Mit dem 2012 erschienenen Das Mädchen Wadjda gelang Regisseurin Haifaa Al Mansour etwas ganz und gar Historisches: Die durchaus regimekritische, voller einmaliger Alltagsbeschreibungen steckende Emanzipationsgeschichte eines jungen Mädchens, welchem es verboten ist, Fahrrad zu fahren, stellt den ersten Film dar, der vollständig in dem autoritär regierten Königreich Saudi-Arabien verwirklicht wurde. Kaum verwunderlich ist es nun, dass sich Mansour für ihr englischsprachiges Debütwerk dazu entschieden hat, sich dem Leben von Mary Shelley anzunehmen. Mit Frankenstein oder Der moderne Prometheus lieferte sie einen literarischen Meilenstein ab, der ihrem grundsätzlichen Vorhaben, dem Vorwärts- und Vorantreiben der Gleichberechtigung zwischen Männern und Frauen, einen ungeheuren Dienst erwies. Mary Shelley – Die Frau, die Frankenstein erschuf ist aus thematischer Sicht nun die logische Weiterentwicklung von Das Mädchen Wadjda.
Allerdings trägt Mary Shelley – Die Frau, die Frankenstein erschuf weder die filmhistorische respektive kulturpolitische Bedeutung inne, wie es Das Mädchen Wadjda nach wie vor tut, noch begegnet der Film seiner Protagonistin auf sinnstiftende, erkenntnisbringende Art und Weise. Man muss sich mit dem Leben von Mary Shelley nicht sonderlich gut auskennen, um schnell zu merken, dass das Drehbuch, an dem Haifaa Al Mansour ebenfalls mitgeschrieben hat, seltsame Rückschlüsse zieht, wenn es darum, die Kunst mit der Person, die sie erschaffen hat, in eine Verbindung zu bringen. Zwanghaft und in überaus geistloser Handhabung versucht man sich hier daran, im Alltag von Mary Shelley (Elle Fanning, The Neon Demon) immer mehr Beweggründe und Motive zu entdecken, warum sich eine junge Frau dazu hat hinreißen lassen, eine Geschichte wie die von Frankenstein und seinem Monster zu verfassen.

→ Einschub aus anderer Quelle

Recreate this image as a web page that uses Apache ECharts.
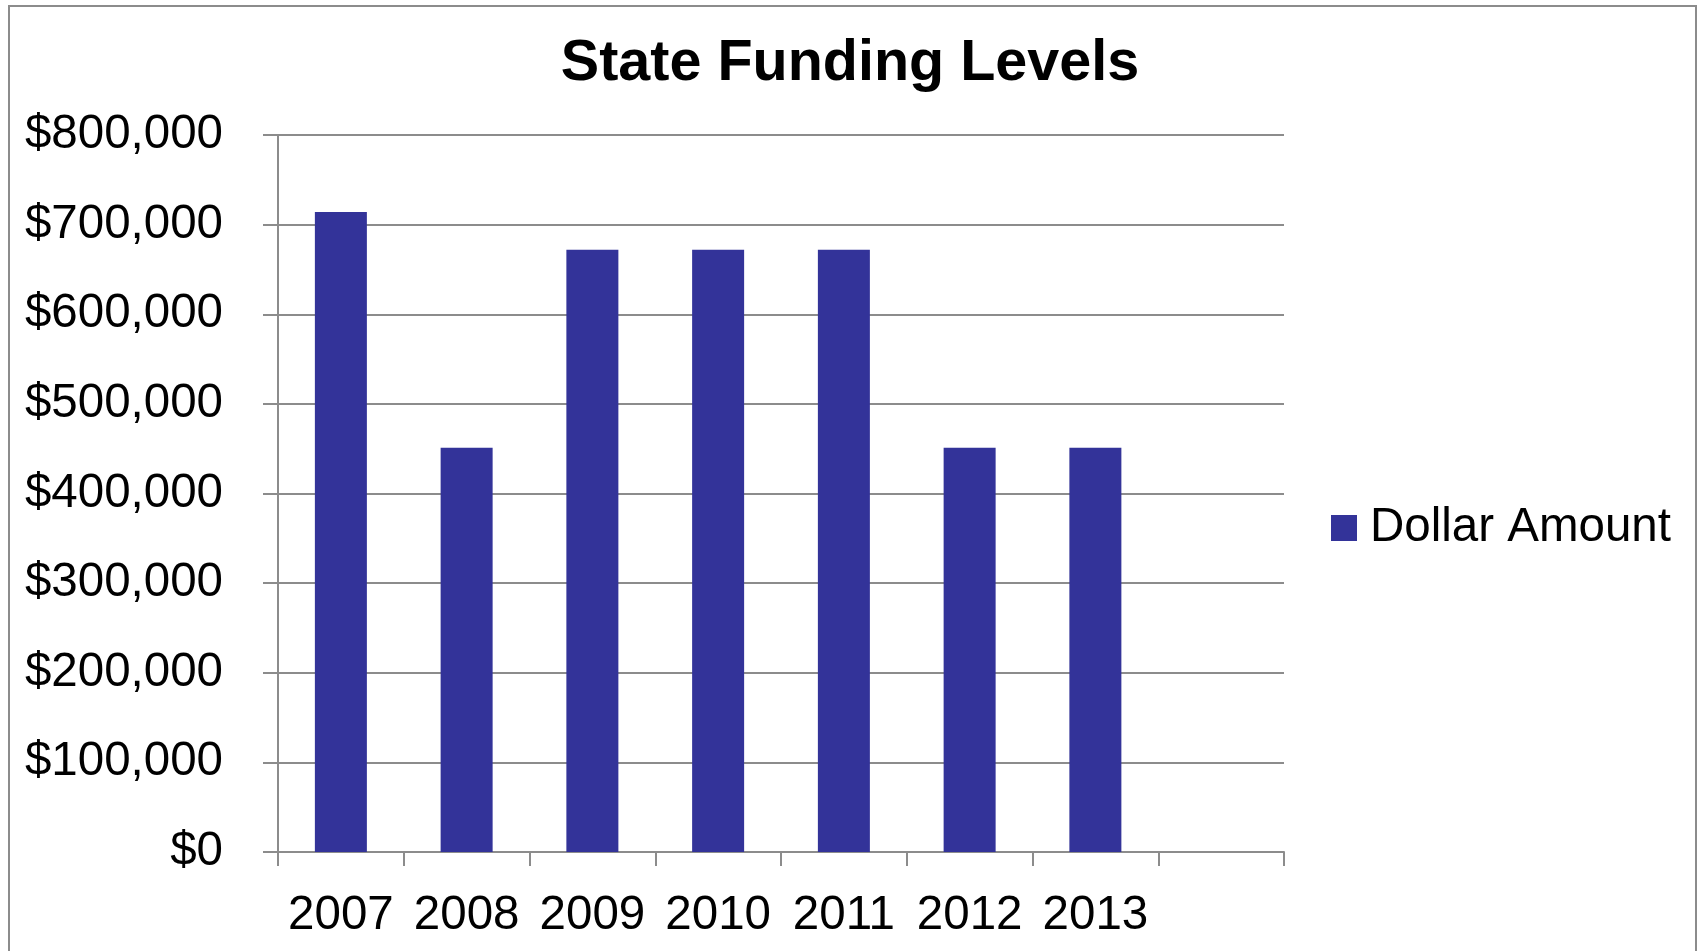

Eine stimmige Antwort wäre es schon gewesen, weil Mary Shelley schon immer einen morbiden Faible für die zeitgenössische Schauerliteratur besaß. Für Mansour aber waren es die bitteren Schicksalsschläge, die die aufstrebende Schriftstellerin dazu getrieben haben, von einer aus Leichenteilen zusammengesetzten Kreatur zu berichten, die zum Leben erweckt wird. Im Kern sind es genau zwei einschneidende, obligatorisch weibliche Erfahrungen, die Mary Shelley machen muss, um die musische Energie aufzubringen, jenen Klassiker niederzuschreiben: Sie muss ein Kind verlieren und sie muss von ihrem Liebsten (Douglas Booth, Stolz und Vorurteil und Zombies) betrogen werden. Das kann man so bringen, man sollte sich künstlerisch dann allerdings darauf konzentrieren, die Psychologie der Figuren halbwegs ausgereift nachzuzeichnen, um sie nicht, so wie es bei Mary Shelley – Die Frau, die Frankenstein erschuf der Fall ist, in seifige Telenovela-Gefilde abrutschen zu lassen.
Mary Shelley – Die Frau, die Frankenstein erschuf wirkt vorwiegend küchenpsychologisch, verkürzend und dramaturgisch unbeholfen. Allein der Versuch, von einer großen Liebe zu berichten, dieser aber jedwede Form von urwüchsiger Leidenschaft abhanden kommen zu lassen, zeigt bereits auf, wie wenig erzählerische Stringenz Haifaa Al Mansour aufbringt, um sich in die Lebensrealität der Frau einzufühlen, die ihrer Zeit fraglos voraus war. Stattdessen bekommt man hier ein konventionelles Biopic in säuberlich arrangierten Bildern abgeliefert, welches kaum Eigendynamik oder Ambivalenz besitzt und darüber hinaus die Gefühlswelt seiner Protagonistin so plump und einfältig ausformuliert, dass es einem um die wunderbare Elle Fanning in der Hauptrolle fast schon leid tut. Die nämlich gibt sich durchaus Mühe, ihrem Charakter Kontur zu verleihen, wird aber vom stumpfen Drehbuch immer wieder ausgebremst.